The estimated 340 employees laid off primarily worked in commercial operations for Zulresso, an IV drug with a 60-hour infusion time. The company will stop expanding the network of Zulresso treatment sites and double down on commercial operations at existing sites.
The cuts are part of a Sage restructuring aimed at saving $170 million in costs to plow cash into its advancing pipeline. The news comes just months after a bruising phase 3 failure for major depressive disorder candidate SAGE-217, also known as zuranolone.
Just a few weeks ago, the drugmaker said it's working to bounce back from that failure with three short-term studies testing zuranolone in postpartum depression and in two subsets of major depressive disorder patients, namely those who need acute rapid response therapy or episodic therapy.
Analysts viewed the restructuring as a necessary cost-saving measure with J.P. Morgan analysts noting “some surprise that Sage had that much infrastructure devoted to Zulresso to begin with.”
Analysts pointed out the Zulresso commercial cuts extend Sage’s cash runway well into 2022. The savings will take zuranolone through a phase 3 readout in its Shoreline study this year and pay for continuing the three newer studies.

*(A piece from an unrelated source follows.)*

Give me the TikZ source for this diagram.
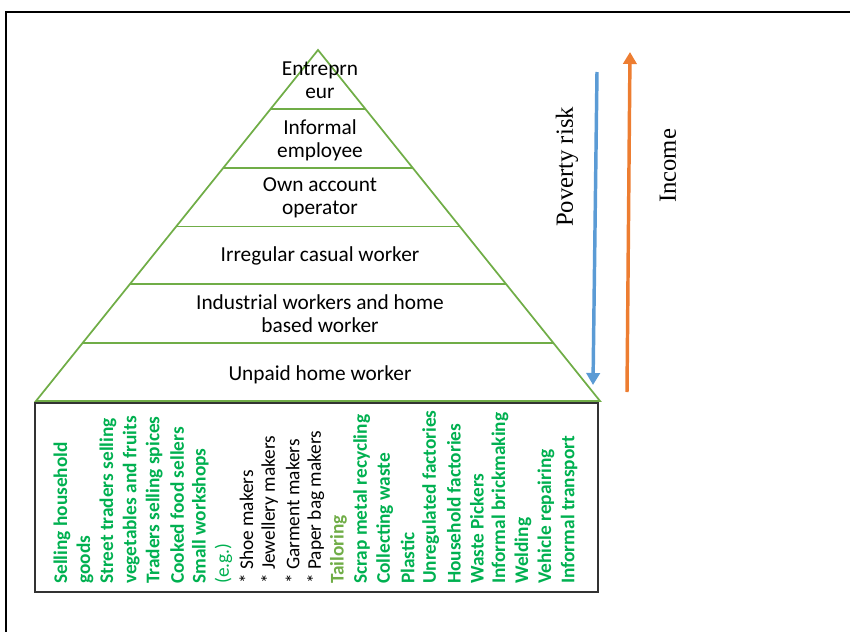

Leerink analysts called the restructuring “much needed” and highlighted both the bottom-line $170 million in cost savings and Sage’s “confidence that it can successfully enroll patients in three new phase 3 depression studies for [zuranolone] in this difficult environment.”
Sage CEO Jeff Jonas said in a news release that the "headwinds we are facing individually and collectively ... led to this difficult decision. We believe this cost reduction and reallocation of resources will help Sage advance our portfolio in a way that is consistent with our mission of delivering medicines that matter to people with serious brain health disorders.